Who profited and who lost out from the decision to determine the outcome of the League One and Two seasons with the points per game system?
On Tuesday League One and League Two sides voted to bring an immediate end to the 2019/20 season and decide final league placings by dividing points won by games played.
Inevitably, there have been teams which have benefited from the method and teams which have been negatively affected.
Here are the winners and losers…
Who's going up and who's going down in League One?
Automatic promotion: Rotherham
Play-offs: Wycombe, Oxford United, Portsmouth, Fleetwood Town
Relegated: Tranmere, Southend, Bolton
Coventry can celebrate at last - albeit not in the style they would like to - because for the first time since 1967 they have been crowned champions of a division.
Their promotion back to the Championship has been on the cards for many months but behind them the race for the second automatic promotion spot and the four play-off places has been a close battle - and the final standings will leave many clubs wondering what might have been.
Rotherham, with 62 points from 35 games, grabbed the second automatic promotion place on the points-per-game system. However, six sides were within three points of them when the season was halted with almost a quarter of the campaign still to play.
Play-off qualifiers Oxford, Portsmouth and Fleetwood were all on 60 points from 35 games and will each have felt confident of overhauling the two-point gap to Rotherham across their remaining nine fixtures.
Wycombe could have been even closer - they would have moved from 59 points to 62 if they'd won their game in hand over Rotherham, although the latter's better goal difference would have kept them just ahead at that point.
But Wycombe will be thankful for a play-off spot at least after jumping from eighth to third - they leapfrogged Peterborough United into the play-off places because of the points-per-game system.
Unsurprisingly, Peterborough were one of the clubs unhappy about fixtures not being fulfilled with owner Darragh McAnthony telling The Football Show: "We'd won seven of our previous nine games, we'd had tough fixtures early on, but we played seven of the bottom nine in our last nine games. We'd have got automatic promotion, I'm superbly confident on that."
Sunderland, who had also earned 59 points but played 36 games, will also feel they could have moved into the top six during the run-in.
But Tranmere are perhaps the side hardest hit in the division. They were three points from safety with a game in hand when football was suspended. The Merseyside club would still have had to overcome a goal difference deficit to AFC Wimbledon if they'd won their spare game but chairman Mark Palios says the decision to relegate them will now have huge financial implications, estimating a £1m drop in income from gate receipts alone.
I have lost count of the number of chairmen who have sympathised at the unfairness of our plight, whilst still voting for it. However, sympathy doesn't pay wages or assuage a deep sense of unfairness.
In contrast, Southend and Bolton, also relegated, had seemed set for the drop for some time.

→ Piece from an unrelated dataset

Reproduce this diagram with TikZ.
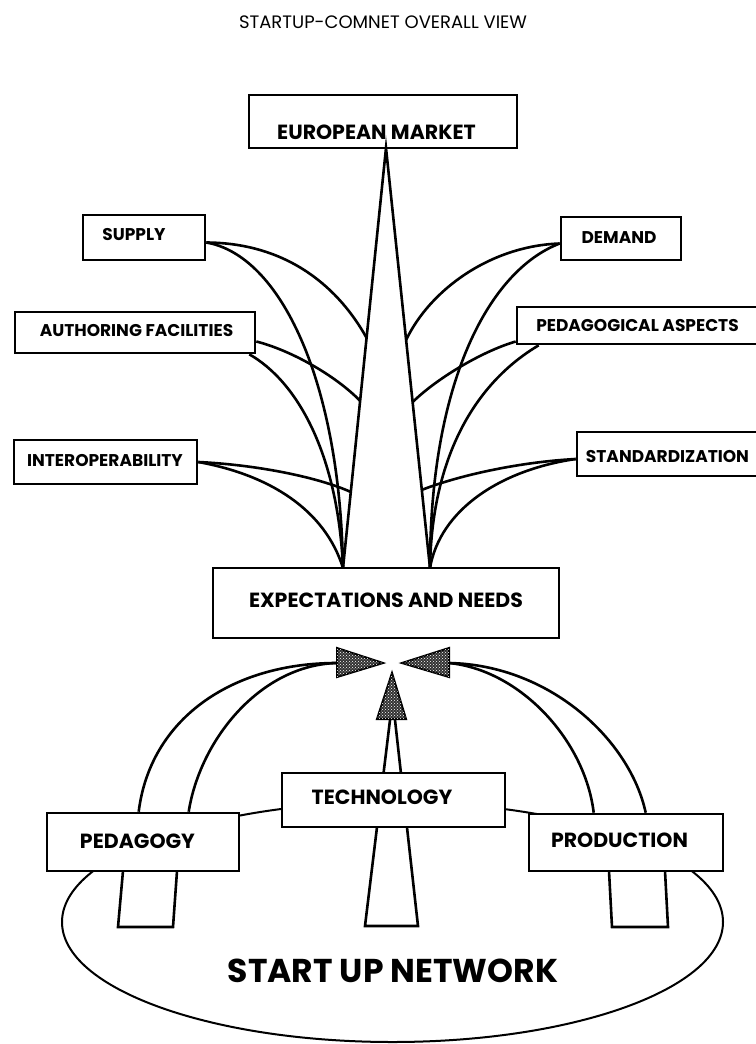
\documentclass[tikz,border=0pt]{standalone}
\usepackage{fontspec}
\usetikzlibrary{calc,shapes.geometric,patterns}
\newfontfamily\popfont{Poppins}
\tikzset{
  box/.style={draw, line width=2.6pt, fill=white, inner sep=0pt},
  lbl/.style={font=\popfont\bfseries\fontsize{17}{19}\selectfont, inner sep=0pt},
  mainlbl/.style={font=\popfont\bfseries\fontsize{20.5}{23}\selectfont, inner sep=0pt},
  ttl/.style={font=\popfont\fontsize{18}{20}\selectfont, inner sep=0pt},
  big/.style={font=\popfont\bfseries\fontsize{33}{36}\selectfont, inner sep=0pt},
  curve/.style={line width=2.6pt},
  ell/.style={line width=2pt},
  head/.style={draw, line width=2pt, fill=black!80, line join=miter,
    postaction={pattern=crosshatch dots, pattern color=white}},
}
\begin{document}
\begin{tikzpicture}[x=1pt, y=-1pt]
\useasboundingbox (0,0) rectangle (755,1044);

% title
\node[ttl] (title) at (383,22) {STARTUP-COMNET OVERALL VIEW};

% start up network ellipse and pillars
\node[draw, ell, ellipse, minimum width=661pt, minimum height=240pt, inner sep=0pt] (net) at (392.5,922) {};
\node[big] (nettxt) at (393,971) {START UP NETWORK};
\coordinate (tb1) at (365,926);
\coordinate (tb2) at (418,926);
\coordinate (tt1) at (390,720);
\coordinate (tt2) at (395,720);
\draw[curve, line join=miter] (tt1) -- (tb1) -- (tb2) -- (tt2);
\draw[curve, line join=miter] (123,871) -- (118,927) -- (173,927) -- (177,871);
\draw[curve, line join=miter] (609,871) -- (612,927) -- (668,927) -- (665,871);

% top triangle
\coordinate (apex) at (386,148);
\coordinate (bl) at (343,568);
\coordinate (br) at (430,568);
\coordinate (eL1) at ($(bl)!0.548!(apex)$);
\coordinate (eL2) at ($(bl)!0.398!(apex)$);
\coordinate (eL3) at ($(bl)!0.181!(apex)$);
\coordinate (eR1) at ($(br)!0.543!(apex)$);
\coordinate (eR2) at ($(br)!0.395!(apex)$);
\coordinate (eR3) at ($(br)!0.186!(apex)$);

% boxes (positions)
\node[box, minimum width=268pt, minimum height=53pt] (eu) at (383,121.5) {};
\node[box, minimum width=122pt, minimum height=45pt] (supply) at (144,237.5) {};
\node[box, minimum width=120pt, minimum height=43pt] (demand) at (621,238.5) {};
\node[box, minimum width=240pt, minimum height=41pt] (auth) at (135,332.5) {};
\node[box, minimum width=243pt, minimum height=37pt] (pedasp) at (638.5,325.5) {};
\node[box, minimum width=183pt, minimum height=44pt] (interop) at (105.5,462) {};
\node[box, minimum width=183pt, minimum height=44pt] (stand) at (668.5,454) {};

% left curves
\draw[curve] ([yshift=-5pt]supply.east) .. controls (290,243) and (340,290) .. (eL1);
\draw[curve] ([yshift=-5pt]supply.east) .. controls (280,255) and (340,380) .. (bl);
\draw[curve] ([yshift=-9pt]auth.east) .. controls (290,350) and (335,375) .. (eL2);
\draw[curve] ([xshift=-7pt]auth.south east) .. controls (298,382) and (338,455) .. (bl);
\draw[curve] (interop.east) .. controls (260,465) and (320,478) .. (eL3);
\draw[curve] (interop.east) .. controls (270,475) and (325,510) .. (bl);
% right curves
\draw[curve] ([yshift=-5pt]demand.west) .. controls (490,246) and (430,290) .. (eR1);
\draw[curve] ([yshift=-5pt]demand.west) .. controls (490,270) and (430,380) .. (br);
\draw[curve] ([yshift=-16pt]pedasp.west) .. controls (480,352) and (435,380) .. (eR2);
\draw[curve] ([xshift=23pt]pedasp.south west) .. controls (480,380) and (432,450) .. (br);
\draw[curve] ([yshift=-5pt]stand.west) .. controls (520,462) and (460,475) .. (eR3);
\draw[curve] ([yshift=-5pt]stand.west) .. controls (500,470) and (440,510) .. (br);

\draw[curve, line join=miter] (bl) -- (apex) -- (br);

\node[box, minimum width=346pt, minimum height=70pt] (exp) at (386,603) {};
\node[box, minimum width=223pt, minimum height=54pt] (tech) at (393.5,800) {};
\node[box, minimum width=192pt, minimum height=58pt] (ped) at (143,842) {};
\node[box, minimum width=194pt, minimum height=57pt] (prod) at (626,842.5) {};

% labels
\node[mainlbl] (eut) at (376.5,132.5) {EUROPEAN MARKET};
\node[lbl] (supt) at (134,235) {SUPPLY};
\node[lbl] (demt) at (619,238) {DEMAND};
\node[lbl] (autht) at (136.5,331) {AUTHORING FACILITIES};
\node[lbl] (pedaspt) at (637.5,326) {PEDAGOGICAL ASPECTS};
\node[lbl] (intt) at (105,461) {INTEROPERABILITY};
\node[lbl] (standt) at (667.5,457) {STANDARDIZATION};
\node[mainlbl] (expt) at (386,600) {EXPECTATIONS AND NEEDS};
\node[mainlbl] (techt) at (382,797) {TECHNOLOGY};
\node[mainlbl] (pedt) at (137.5,841) {PEDAGOGY};
\node[mainlbl] (prodt) at (619.5,840) {PRODUCTION};

% lower arrows
\coordinate (lab) at (337,663);
\coordinate (rab) at (449,663);
\draw[curve] (lab) .. controls (230,663) and (150,720) .. ([xshift=93pt]ped.north west);
\draw[curve] (lab) .. controls (260,665) and (200,740) .. ([xshift=143pt]ped.north west);
\draw[curve] (rab) .. controls (550,665) and (630,740) .. ([xshift=118pt]prod.north west);
\draw[curve] (rab) .. controls (520,670) and (585,740) .. ([xshift=66pt]prod.north west);

\draw[head] (337,648) -- (383,663) -- (337,677) -- cycle;
\draw[head] (449,648) -- (402,663) -- (449,677) -- cycle;
\draw[head] (377,719) -- (392,673) -- (406,719) -- cycle;
\end{tikzpicture}
\end{document}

Who's going up and who's going down in League Two?
Automatic promotion: Crewe, Plymouth
Play-offs: Cheltenham Town, Exeter, Colchester, Northampton
It's been tight at the top of League Two but Swindon just edge the title on the points-per-game, given their game in hand on Crewe and Plymouth, who follow them into League One for next season.
Cheltenham may have felt confident of breaking into that top three - they'd have been just one point behind Plymouth if they'd won their game in hand - while Exeter would also have been hopeful of bridging their own three-point gap to the automatic places with nine games remaining.
However, they must settle for a play-off place along with Colchester United and Northampton Town. Those post-season games will be hard to watch for Port Vale fans - their side were just one point off the top seven, while Bradford - four points adrift with nine to play - will also wonder what might have been.
At the other end of the table, Stevenage are relegated… for now. Like Tranmere in League One, Stevenage were also three points from safety with a game in hand when football was suspended (again, with a worse goal difference than the side above them). But they may still earn a reprieve…
Second-bottom Macclesfield Town are facing a potential points deduction should an Independent Disciplinary Commission find them guilty of misconduct charges for alleged breaches of EFL regulations.